Bane's Capitol

Bane's Capitol

In The Dark Knight Rises, Christopher Nolan reaches the light at the end of his Batman trilogy’s dark, doomy tunnel

By Matthew Singer 07/26/2012

The Dark Knight Rises
Directed by Christopher Nolan
Starring: Christian Bale, Anne Hathaway, Tom Hardy, Marion Cotillard, Joseph Gordon-Levitt, Michael Caine, Gary Oldman, Morgan Freeman
Rated PG-13 for intense sequences of violence and action, language and some sensuality  
2 hrs. 45 mins.

“I always knew there was nothing for you here but pain and tragedy,” Michael Caine’s Alfred tells Christian Bale’s gimpy, reclusive Bruce Wayne at the start of The Dark Knight Rises. So did the rest of us, Al; Christopher Nolan’s made sure of that. Through the first two films in his unremittingly dour Batman trilogy, the director stripped the world’s most tortured superhero down to his psychic wounds and let them bleed out onto the monochrome streets of Gotham.

Here’s the thing, though: Underneath the pall of ashen gloom, these are still movies about a guy in a cape who fights crime. And for all the critical appraisals that would have us believe Nolan is making steroidal tributes to Ingmar Bergman, their success is measured by the same criteria facing any film based on a comic book: How empathetic is the hero? How threatening is the villain? And how often do the action scenes make us compulsively high-five our buddies in the theater?

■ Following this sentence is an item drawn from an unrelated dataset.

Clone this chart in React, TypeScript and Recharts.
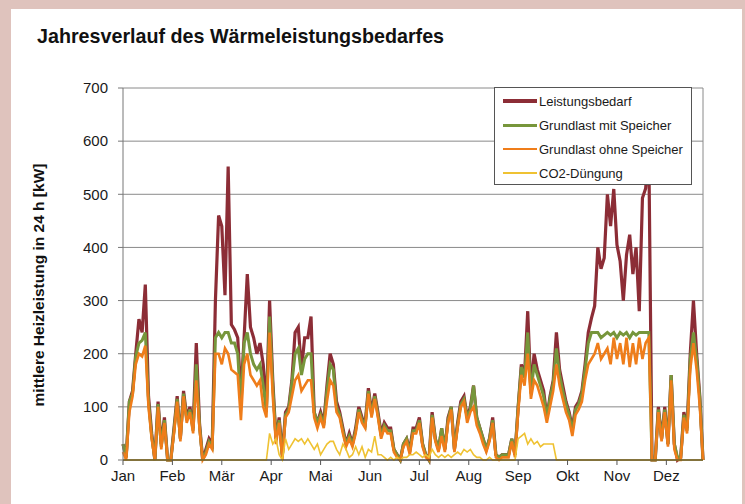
import { LineChart, Line, XAxis, YAxis, CartesianGrid, Legend, ReferenceLine } from "recharts";

// one value every 2 days, Jan 1 .. Dec 31
const leistungsbedarf = [
  30, 5, 110, 130, 200, 265, 240, 330, 120, 50, 0, 110, 30, 80, 0, 0,
  60, 120, 40, 130, 80, 100, 60, 220, 70, 0, 20, 40, 30, 300,
  460, 440, 310, 552, 255, 245, 230, 120, 230, 350, 250, 230, 200, 220, 180,
  100, 300, 150, 40, 80, 10, 90, 100, 150, 240, 250, 170, 230, 230, 270,
  90, 70, 90, 70, 140, 200, 180, 110, 90, 60, 30, 50, 30, 60, 100, 80,
  70, 135, 90, 125, 90, 50, 70, 60, 60, 20, 10, 0, 30, 40, 20,
  60, 60, 80, 30, 10, 0, 90, 40, 20, 60, 20, 80, 100, 20, 70,
  110, 120, 80, 100, 140, 80, 60, 40, 20, 40, 80, 10, 5, 10, 10, 10,
  40, 10, 100, 180, 160, 280, 130, 200, 170, 150, 130, 80, 120, 150, 240,
  170, 140, 110, 90, 60, 100, 110, 130, 180, 240, 267, 290, 400, 360, 380,
  500, 440, 510, 405, 374, 300, 386, 424, 350, 400, 280, 493, 511, 580, 0,
  0, 100, 40, 100, 30, 160, 30, 0, 5, 90, 60, 200, 300, 200, 120, 0,
];

const grundlastMitSpeicher = [
  30, 5, 110, 125, 195, 220, 225, 240, 110, 45, 0, 105, 25, 75, 0, 0,
  55, 115, 40, 125, 75, 95, 55, 180, 65, 0, 15, 35, 25, 230,
  240, 230, 240, 240, 220, 220, 200, 100, 220, 240, 200, 180, 170, 180, 140,
  90, 270, 140, 40, 75, 5, 85, 95, 145, 200, 210, 160, 190, 200, 200,
  90, 70, 85, 65, 130, 180, 170, 100, 85, 55, 30, 45, 30, 55, 95, 75,
  65, 130, 85, 120, 85, 45, 65, 55, 55, 20, 10, 0, 30, 40, 15,
  55, 55, 75, 30, 10, 0, 85, 40, 20, 60, 20, 75, 100, 20, 65,
  105, 115, 80, 95, 140, 80, 60, 40, 20, 40, 75, 10, 5, 10, 10, 10,
  40, 10, 100, 175, 155, 240, 125, 180, 160, 140, 120, 80, 115, 145, 210,
  160, 130, 105, 85, 55, 95, 105, 125, 170, 220, 240, 240, 240, 230, 235,
  240, 235, 240, 230, 240, 235, 240, 230, 240, 235, 240, 240, 240, 240, 0,
  0, 95, 40, 95, 30, 160, 30, 5, 5, 85, 55, 190, 240, 190, 115, 0,
];

const grundlastOhneSpeicher = [
  15, 0, 90, 120, 180, 200, 195, 215, 100, 40, 0, 100, 20, 70, 0, 0,
  50, 110, 35, 120, 70, 90, 50, 150, 60, 0, 10, 30, 20, 200,
  200, 180, 210, 200, 170, 165, 160, 75, 180, 200, 160, 150, 140, 150, 100,
  80, 240, 120, 30, 70, 0, 80, 90, 120, 150, 160, 130, 140, 150, 150,
  80, 60, 80, 60, 110, 150, 140, 90, 80, 50, 25, 40, 25, 50, 90, 70,
  60, 125, 80, 115, 80, 40, 60, 50, 50, 15, 5, 0, 25, 35, 10,
  50, 50, 70, 25, 5, 0, 80, 35, 15, 45, 15, 70, 95, 15, 60,
  100, 110, 70, 90, 100, 65, 50, 30, 15, 35, 70, 5, 0, 5, 5, 5,
  35, 5, 90, 160, 140, 200, 115, 150, 140, 120, 100, 70, 100, 130, 180,
  140, 115, 90, 75, 45, 85, 95, 110, 150, 180, 190, 200, 220, 190, 200,
  210, 180, 230, 190, 220, 180, 230, 175, 220, 180, 230, 190, 220, 230, 0,
  0, 90, 35, 90, 25, 150, 20, 0, 0, 80, 50, 170, 220, 170, 100, 0,
];

const co2Duengung = [
  0, 0, 0, 0, 0, 0, 0, 0, 0, 0, 0, 0, 0, 0, 0, 0,
  0, 0, 0, 0, 0, 0, 0, 0, 0, 0, 0, 0, 0, 0,
  0, 0, 0, 0, 0, 0, 0, 0, 0, 0, 0, 0, 0, 0, 0,
  0, 50, 30, 40, 10, 0, 40, 20, 30, 40, 35, 40, 30, 40, 30,
  20, 30, 10, 20, 30, 35, 35, 20, 10, 30, 20, 5, 10, 25, 10, 25,
  5, 20, 15, 45, 10, 10, 5, 0, 5, 0, 5, 0, 5, 5, 10,
  10, 15, 10, 5, 10, 5, 20, 10, 5, 10, 5, 10, 5, 10, 15,
  10, 20, 15, 20, 10, 5, 5, 0, 0, 5, 0, 0, 0, 0, 0, 0,
  0, 0, 40, 45, 50, 30, 40, 30, 35, 25, 30, 30, 30, 30, 0,
  0, 0, 0, 0, 0, 0, 0, 0, 0, 0, 0, 0, 0, 0, 0,
  0, 0, 0, 0, 0, 0, 0, 0, 0, 0, 0, 0, 0, 0, 0,
  0, 0, 0, 0, 0, 0, 0, 0, 0, 0, 0, 0, 0, 0, 0, 0,
];

const monthLabels = ["Jan", "Feb", "Mär", "Apr", "Mai", "Jun", "Jul", "Aug", "Sep", "Okt", "Nov", "Dez"];
const monthTicks = [0, 31, 62, 93, 124, 155, 186, 217, 248, 279, 310, 341];
const yTicks = [0, 100, 200, 300, 400, 500, 600, 700];
const seriesNames = ["Leistungsbedarf", "Grundlast mit Speicher", "Grundlast ohne Speicher", "CO2-Düngung"];

const data = leistungsbedarf.map((v, i) => ({
  day: i * 2,
  leistung: v,
  mit: grundlastMitSpeicher[i],
  ohne: grundlastOhneSpeicher[i],
  co2: co2Duengung[i],
}));

const FONT = "'Liberation Sans', Arial, sans-serif";
const lineWidths = [3.2, 3, 2.6, 1.6];

function LegendBox({ payload }: any) {
  // keep the series order, recharts sorts the payload by name
  const items = [...(payload || [])].sort((a: any, b: any) => seriesNames.indexOf(a.value) - seriesNames.indexOf(b.value));
  return (
    <div
      style={{
        width: 198,
        height: 98,
        boxSizing: "border-box",
        border: "1px solid #555",
        background: "#fff",
        padding: "1px 0 0 8px",
        fontFamily: FONT,
        fontSize: 13,
        color: "#1a1a1a",
      }}
    >
      {items.map((p: any) => (
        <div key={p.value} style={{ display: "flex", alignItems: "center", height: 24 }}>
          <span style={{ width: 34, height: lineWidths[seriesNames.indexOf(p.value)], background: p.color, display: "inline-block" }} />
          <span style={{ marginLeft: 2 }}>{p.value}</span>
        </div>
      ))}
    </div>
  );
}

function YLabel() {
  return (
    <text
      x={38}
      y={285}
      transform="rotate(-90 38 285)"
      textAnchor="middle"
      dominantBaseline="central"
      fontFamily={FONT}
      fontWeight="bold"
      fontSize={15.5}
      fill="#111"
    >
      mittlere Heizleistung in 24 h [kW]
    </text>
  );
}

export default function App() {
  return (
    <div style={{ position: "absolute", left: 0, top: 0, width: 745, height: 504, background: "#dfc3bd" }}>
      <div style={{ position: "absolute", left: 11, top: 9, width: 731, height: 495, background: "#fff" }} />
      <div
        style={{
          position: "absolute",
          left: 37,
          top: 25,
          fontFamily: FONT,
          fontWeight: "bold",
          fontSize: 19.7,
          color: "#111",
          whiteSpace: "nowrap",
        }}
      >
        Jahresverlauf des Wärmeleistungsbedarfes
      </div>
      <div style={{ position: "absolute", left: 0, top: 0 }}>
        <LineChart width={745} height={504} data={data} margin={{ top: 88, right: 42, bottom: 14, left: 63 }}>
          <CartesianGrid vertical={false} stroke="#8a8a8a" strokeWidth={1} />
          <XAxis
            dataKey="day"
            type="number"
            domain={[0, 364]}
            ticks={monthTicks}
            tickFormatter={(v: number) => monthLabels[monthTicks.indexOf(v)]}
            height={30}
            tickSize={5}
            tickMargin={5}
            axisLine={{ stroke: "#222" }}
            tickLine={{ stroke: "#555" }}
            tick={{ fontFamily: FONT, fontSize: 15, fill: "#1a1a1a" }}
          />
          <YAxis
            domain={[0, 700]}
            ticks={yTicks}
            width={60}
            tickSize={5}
            tickMargin={10}
            axisLine={{ stroke: "#777" }}
            tickLine={{ stroke: "#777" }}
            tick={{ fontFamily: FONT, fontSize: 15, fill: "#1a1a1a" }}
            label={<YLabel />}
          />
          <ReferenceLine x={364} stroke="#8a8a8a" />
          <Line dataKey="leistung" name="Leistungsbedarf" type="linear" stroke="#8c2d36" strokeWidth={3.2} dot={false} isAnimationActive={false} />
          <Line dataKey="mit" name="Grundlast mit Speicher" type="linear" stroke="#77963b" strokeWidth={3} dot={false} isAnimationActive={false} />
          <Line dataKey="ohne" name="Grundlast ohne Speicher" type="linear" stroke="#ef7d1a" strokeWidth={2.6} dot={false} isAnimationActive={false} />
          <Line dataKey="co2" name="CO2-Düngung" type="linear" stroke="#efc232" strokeWidth={1.6} dot={false} isAnimationActive={false} />
          <Legend
            verticalAlign="top"
            align="right"
            content={<LegendBox />}
            wrapperStyle={{ position: "absolute", left: 494, top: 87, width: 198, height: 0, overflow: "visible" }}
          />
        </LineChart>
      </div>
    </div>
  );
}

In each regard, The Dark Knight Rises — the final installment of Nolan’s triptych — outdoes its predecessors. It’s better written and better paced. Its set pieces, including a midair plane hijacking and an imploding football field, are more spectacular. And, despite ongoing themes of torment and loss, it’s the most exciting, purely pleasurable entry in the series. Sure, it’s still plenty broody, but take away the grim veneer and you’ll find the framework of a traditional, rousing superhero movie, and one that ends with an unambiguous message of hope.

But first: the pain and tragedy. Eight years after his alter ego took the fall for Harvey Dent’s death, Bruce Wayne lives as a battered hermit, limping around his mansion in self-imposed exile. Forces conspire to draw him out of retirement: master thief Selina Kyle (a superbly slinky Anne Hathaway), who sneaks out of a soiree at Wayne Manor with his family jewels and, more worryingly, his fingerprints; a rookie cop (Joseph Gordon-Levitt) who deduces Wayne’s identity and wants his Batman back; a philanthropist (Marion Cotillard) pushing Wayne Enterprises to reinvest in a halted clean-energy project; and a threat so imposing it finally compels him to respond.

As Bane, a carved-from-granite mercenary bent on exacting a violent redistribution of wealth against Gotham’s 1 percent, Tom Hardy intimidates with hulking menace. Muzzled by an apparatus that appears fashioned from one of Alien’s facehuggers, it is, by nature, a more constrained performance than Heath Ledger’s boundlessly manic Joker, but what Hardy lacks in anarchic charisma he makes up for in sheer physicality. His first confrontation with Batman, in the sewers beneath Gotham, is the franchise’s most viscerally brutal moment. I can’t recall when a superhero has ever been made to look so powerless. It’s like watching Kimbo Slice beat up a cosplayer in the Comic-Con parking lot.

Oddly enough, getting the everloving piss kicked out of him is the best thing that could’ve happened to Bruce Wayne. For all his searing brilliance, Ledger’s outsized presence shunted Bale’s self-pitying billionaire playboy to the margins of his own movie. He made Batman seem boring. In that way, Hardy is the more effective antagonist, because he puts the sympathy back on the hero. It’s the Rocky principle: A guy gets knocked down that hard, you want to see him get up again.

It goes to show that, for all the talk of Nolan reinventing the epic-sized box-office juggernaut, he’s working with familiar templates. He may have drained the superhero film of its Technicolor, but he didn’t change its basic shape. The Dark Knight Rises is still one of the best films of the year, for what it is rather than what some so stringently argue it isn’t. A certain segment of the audience will find that disappointing, as if the only way for this kind of movie to qualify as high art is to detach completely from its ink-and-paper roots. In the words of somebody we used to know, I ask: Why so serious?

Note: This review was written prior to the tragic shootings in Colorado.